## TASK PROMPT:
Retype only what runs from the beginning of the data through the line with "const yTicks = [2,3,4,5];"; please omit the pictures and keep every line exact.

## INFORMATION SUPPLIED:
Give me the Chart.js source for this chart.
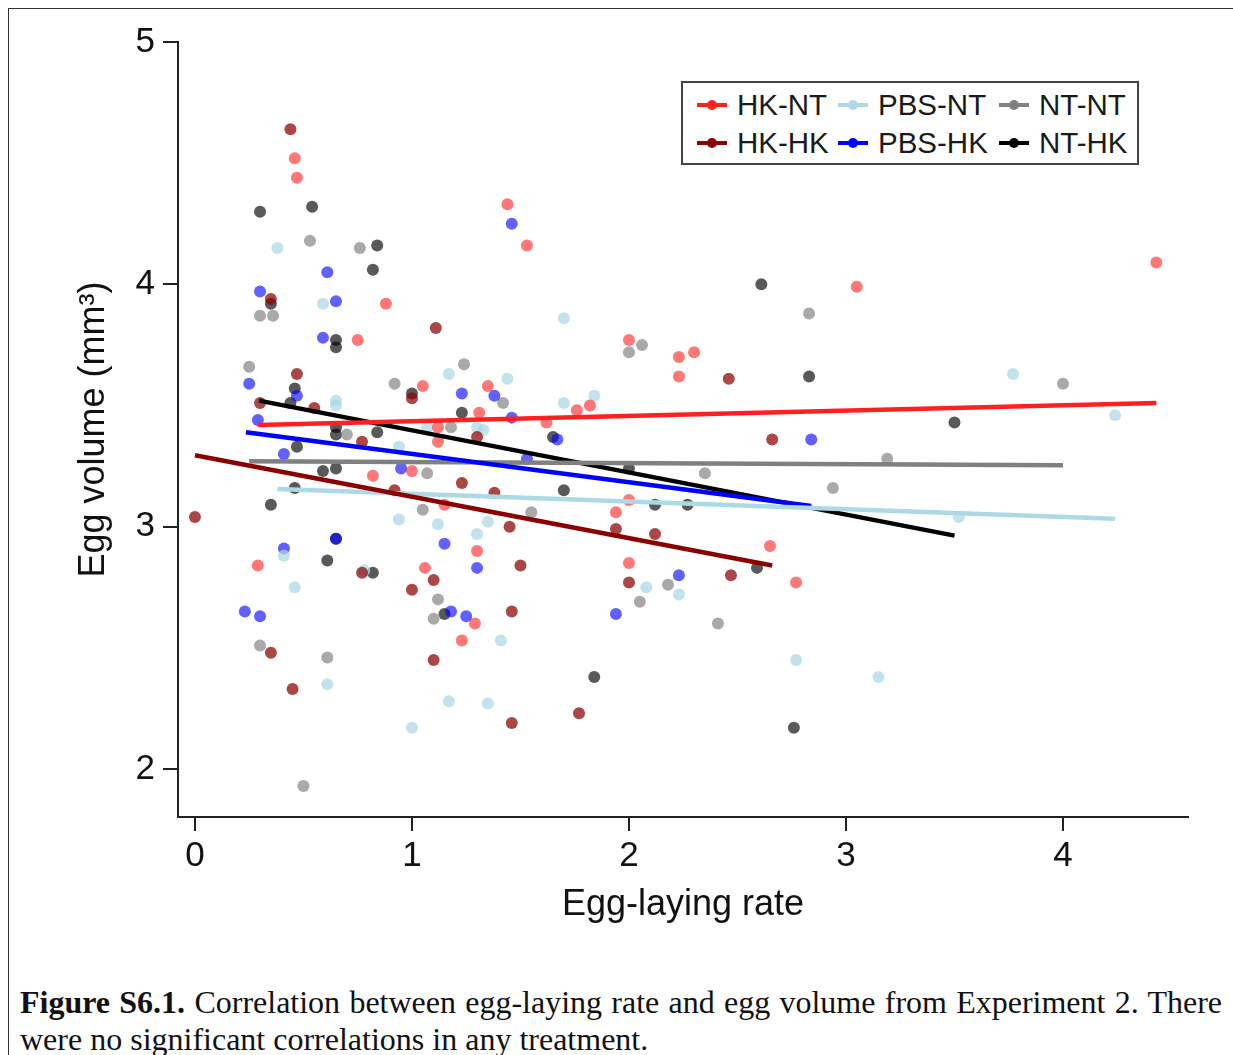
<!DOCTYPE html>
<html><head><meta charset="utf-8">
<script src="https://cdn.jsdelivr.net/npm/chart.js@4.4.1/dist/chart.umd.min.js"></script>
<style>
html,body{margin:0;padding:0;background:#fff;}
body{width:1233px;height:1055px;overflow:hidden;position:relative;}
#frame{position:absolute;left:8px;top:8px;width:1260px;height:1100px;border:1.5px solid #333;box-sizing:border-box;}
#c{position:absolute;left:0;top:0;}
#legend{position:absolute;left:681px;top:81px;width:458px;height:84px;border:2px solid #444;box-sizing:border-box;background:#fff;font-family:"Liberation Sans",Arial,sans-serif;font-size:29.5px;color:#1a1a1a;}
.item{position:absolute;height:30px;line-height:30px;white-space:nowrap;}
.sym{position:absolute;left:0;width:30px;height:4px;top:13px;}
.dot{position:absolute;left:10px;top:-3px;width:10px;height:10px;border-radius:50%;}
.lab{position:absolute;top:0;}
#caption{position:absolute;left:20px;top:984px;width:1202px;font-family:"Liberation Serif","Times New Roman",serif;font-size:32px;line-height:37px;text-align:justify;color:#111;}
</style></head>
<body>
<div id="frame"></div>
<canvas id="c" width="1233" height="960"></canvas>
<div id="legend"></div>
<div id="caption"><b>Figure S6.1.</b> Correlation between egg-laying rate and egg volume from Experiment 2. There were no significant correlations in any treatment.</div>
<script>
// ---- data ----
const categories = ['HK-NT','HK-HK','PBS-NT','PBS-HK','NT-NT','NT-HK'];
const xTicks = [0,1,2,3,4];
const yTicks = [2,3,4,5];

const hkNT = [[0.46,4.52],[0.47,4.44],[1.44,4.33],[1.53,4.16],[4.43,4.09],[3.05,3.99],[0.88,3.92],[0.75,3.77],[2.00,3.77],[2.23,3.70],[2.30,3.72],[2.23,3.62],[1.05,3.58],[1.35,3.58],[1.76,3.48],[1.82,3.50],[1.31,3.47],[1.62,3.43],[1.12,3.41],[1.12,3.35],[0.82,3.21],[1.00,3.23],[2.00,3.11],[1.94,3.06],[1.15,3.09],[1.30,2.90],[1.06,2.83],[2.65,2.92],[2.00,2.85],[2.77,2.77],[1.29,2.60],[1.23,2.53],[0.29,2.84]];
const hkHK = [[0.44,4.64],[1.11,3.82],[2.46,3.61],[0.47,3.63],[1.00,3.53],[0.30,3.51],[0.55,3.49],[0.77,3.35],[1.30,3.37],[2.66,3.36],[0.92,3.15],[1.23,3.18],[1.38,3.14],[1.45,3.00],[1.94,2.99],[2.12,2.97],[0.00,3.04],[1.50,2.84],[0.77,2.81],[1.10,2.78],[1.00,2.74],[2.00,2.77],[2.47,2.80],[1.46,2.65],[0.35,2.48],[1.10,2.45],[0.45,2.33],[1.46,2.19],[1.77,2.23],[0.35,3.94]];
const pbsNT = [[0.38,4.15],[0.59,3.92],[1.70,3.86],[3.77,3.63],[1.17,3.63],[1.44,3.61],[1.84,3.54],[1.70,3.51],[0.65,3.52],[0.65,3.50],[4.24,3.46],[0.94,3.33],[1.07,3.41],[1.30,3.41],[1.33,3.40],[0.94,3.03],[1.12,3.01],[1.35,3.02],[1.30,2.97],[3.52,3.04],[0.41,2.88],[0.46,2.75],[0.78,2.82],[2.08,2.75],[2.23,2.72],[1.41,2.53],[0.61,2.35],[2.77,2.45],[1.17,2.28],[1.35,2.27],[1.00,2.17],[3.15,2.38]];
const pbsHK = [[1.46,4.25],[0.30,3.97],[0.61,4.05],[0.65,3.93],[0.59,3.78],[0.25,3.59],[0.47,3.54],[0.29,3.44],[1.23,3.55],[1.38,3.54],[1.46,3.45],[1.67,3.36],[2.84,3.36],[0.41,3.30],[0.95,3.24],[1.53,3.28],[0.65,2.95],[0.41,2.91],[1.15,2.93],[1.30,2.83],[2.23,2.80],[0.23,2.65],[0.30,2.63],[1.18,2.65],[1.25,2.63],[1.94,2.64]];
const ntNT = [[0.53,4.18],[0.76,4.15],[0.30,3.87],[0.36,3.87],[2.83,3.88],[0.25,3.66],[2.00,3.72],[2.06,3.75],[1.24,3.67],[0.92,3.59],[1.42,3.51],[4.00,3.59],[0.70,3.38],[1.18,3.41],[1.07,3.22],[2.35,3.22],[3.19,3.28],[2.94,3.16],[1.55,3.06],[1.05,3.07],[1.12,2.70],[1.10,2.62],[2.18,2.76],[2.05,2.69],[2.41,2.60],[0.30,2.51],[0.61,2.46],[0.50,1.93]];
const ntHK = [[0.30,4.30],[0.54,4.32],[0.84,4.16],[0.82,4.06],[2.61,4.00],[0.35,3.92],[0.65,3.77],[0.65,3.74],[2.83,3.62],[0.46,3.57],[0.44,3.51],[1.00,3.55],[1.23,3.47],[3.50,3.43],[0.84,3.39],[0.65,3.41],[0.65,3.38],[1.65,3.37],[0.47,3.33],[0.59,3.23],[0.65,3.24],[2.00,3.24],[0.46,3.16],[1.70,3.15],[2.12,3.09],[2.27,3.09],[0.35,3.09],[0.65,2.95],[0.61,2.86],[0.82,2.81],[1.15,2.64],[2.59,2.83],[1.84,2.38],[2.76,2.17]];

// fitted regression lines: [start, end] as [x, y]
const fitHKNT  = [[0.29,3.42],[4.43,3.51]];
const fitHKHK  = [[0.00,3.295],[2.66,2.84]];
const fitPBSNT = [[0.38,3.155],[4.24,3.033]];
const fitPBSHK = [[0.235,3.39],[2.84,3.085]];
const fitNTNT  = [[0.25,3.27],[4.00,3.253]];
const fitNTHK  = [[0.295,3.52],[3.50,2.963]];

// ---- styling ----
const FONT = '"Liberation Sans", Arial, sans-serif';
const style = {
  'HK-NT':  {pts:hkNT,  fit:fitHKNT,  pc:'rgba(255,20,20,0.58)', lc:'#ff2020'},
  'HK-HK':  {pts:hkHK,  fit:fitHKHK,  pc:'rgba(139,0,0,0.72)',   lc:'#8b0000'},
  'PBS-NT': {pts:pbsNT, fit:fitPBSNT, pc:'rgba(173,216,230,0.75)',lc:'#add8e6'},
  'PBS-HK': {pts:pbsHK, fit:fitPBSHK, pc:'rgba(0,0,255,0.62)',   lc:'#0000ff'},
  'NT-NT':  {pts:ntNT,  fit:fitNTNT,  pc:'rgba(128,128,128,0.68)',lc:'#808080'},
  'NT-HK':  {pts:ntHK,  fit:fitNTHK,  pc:'rgba(0,0,0,0.65)',     lc:'#000000'}
};

const datasets = [];
categories.forEach(name => {
  const s = style[name];
  datasets.push({
    label: name,
    data: s.pts.map(p => ({x:p[0], y:p[1]})),
    backgroundColor: s.pc, borderWidth: 0, pointRadius: 6, pointHoverRadius: 6,
    showLine: false, order: 2
  });
});
categories.forEach(name => {
  const s = style[name];
  datasets.push({
    label: name + ' fit',
    data: s.fit.map(p => ({x:p[0], y:p[1]})),
    borderColor: s.lc, borderWidth: 4.5, pointRadius: 0, showLine: true,
    borderCapStyle: 'butt', order: 1
  });
});

new Chart(document.getElementById('c').getContext('2d'), {
  type: 'scatter',
  data: {datasets},
  options: {
    responsive: false, animation: false, devicePixelRatio: 1,
    layout: {padding: {top: 42, right: 45, bottom: 0, left: 0}},
    plugins: {legend: {display: false}, tooltip: {enabled: false}},
    scales: {
      x: {
        type: 'linear', min: -0.078, max: 4.576,
        afterBuildTicks: s => { s.ticks = xTicks.map(v => ({value: v})); },
        afterFit: s => { s.height = 143; },
        grid: {drawOnChartArea: false, drawTicks: true, tickLength: 14, color: '#222', lineWidth: 2},
        border: {display: true, color: '#222', width: 2},
        ticks: {padding: 4, font: {size: 35, family: FONT}, color: '#111', maxRotation: 0, autoSkip: false},
        title: {display: true, text: 'Egg-laying rate', color: '#111', font: {size: 36, family: FONT}, padding: {top: 0, bottom: 33}}
      },
      y: {
        type: 'linear', min: 1.802, max: 5,
        afterBuildTicks: s => { s.ticks = yTicks.map(v => ({value: v})); },
        afterFit: s => { s.width = 178; },
        grid: {drawOnChartArea: false, drawTicks: true, tickLength: 15, color: '#222', lineWidth: 2},
        border: {display: true, color: '#222', width: 2},
        ticks: {padding: 8, font: {size: 35, family: FONT}, color: '#111', autoSkip: false},
        title: {display: true, text: 'Egg volume (mm³)', color: '#111', font: {size: 36, family: FONT}, padding: {top: 72, bottom: 0}}
      }
    }
  }
});

// ---- HTML legend built from the categories ----
const legend = document.getElementById('legend');
const colX = [14, 155, 316];   // symbol left within box
const rowY = [7, 45];          // item top within box
categories.forEach((name, i) => {
  const c = Math.floor(i / 2), r = i % 2;
  const it = document.createElement('div');
  it.className = 'item';
  it.style.left = colX[c] + 'px';
  it.style.top = rowY[r] + 'px';
  const sym = document.createElement('div');
  sym.className = 'sym';
  sym.style.background = style[name].lc;
  const dot = document.createElement('div');
  dot.className = 'dot';
  dot.style.background = style[name].lc;
  sym.appendChild(dot);
  const lab = document.createElement('span');
  lab.className = 'lab';
  lab.style.left = '40px';
  lab.textContent = name;
  it.appendChild(sym); it.appendChild(lab);
  legend.appendChild(it);
});
</script>
</body></html>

## WRITTEN SOLUTION:
Give me the Chart.js source for this chart.
<!DOCTYPE html>
<html><head><meta charset="utf-8">
<script src="https://cdn.jsdelivr.net/npm/chart.js@4.4.1/dist/chart.umd.min.js"></script>
<style>
html,body{margin:0;padding:0;background:#fff;}
body{width:1233px;height:1055px;overflow:hidden;position:relative;}
#frame{position:absolute;left:8px;top:8px;width:1260px;height:1100px;border:1.5px solid #333;box-sizing:border-box;}
#c{position:absolute;left:0;top:0;}
#legend{position:absolute;left:681px;top:81px;width:458px;height:84px;border:2px solid #444;box-sizing:border-box;background:#fff;font-family:"Liberation Sans",Arial,sans-serif;font-size:29.5px;color:#1a1a1a;}
.item{position:absolute;height:30px;line-height:30px;white-space:nowrap;}
.sym{position:absolute;left:0;width:30px;height:4px;top:13px;}
.dot{position:absolute;left:10px;top:-3px;width:10px;height:10px;border-radius:50%;}
.lab{position:absolute;top:0;}
#caption{position:absolute;left:20px;top:984px;width:1202px;font-family:"Liberation Serif","Times New Roman",serif;font-size:32px;line-height:37px;text-align:justify;color:#111;}
</style></head>
<body>
<div id="frame"></div>
<canvas id="c" width="1233" height="960"></canvas>
<div id="legend"></div>
<div id="caption"><b>Figure S6.1.</b> Correlation between egg-laying rate and egg volume from Experiment 2. There were no significant correlations in any treatment.</div>
<script>
// ---- data ----
const categories = ['HK-NT','HK-HK','PBS-NT','PBS-HK','NT-NT','NT-HK'];
const xTicks = [0,1,2,3,4];
const yTicks = [2,3,4,5];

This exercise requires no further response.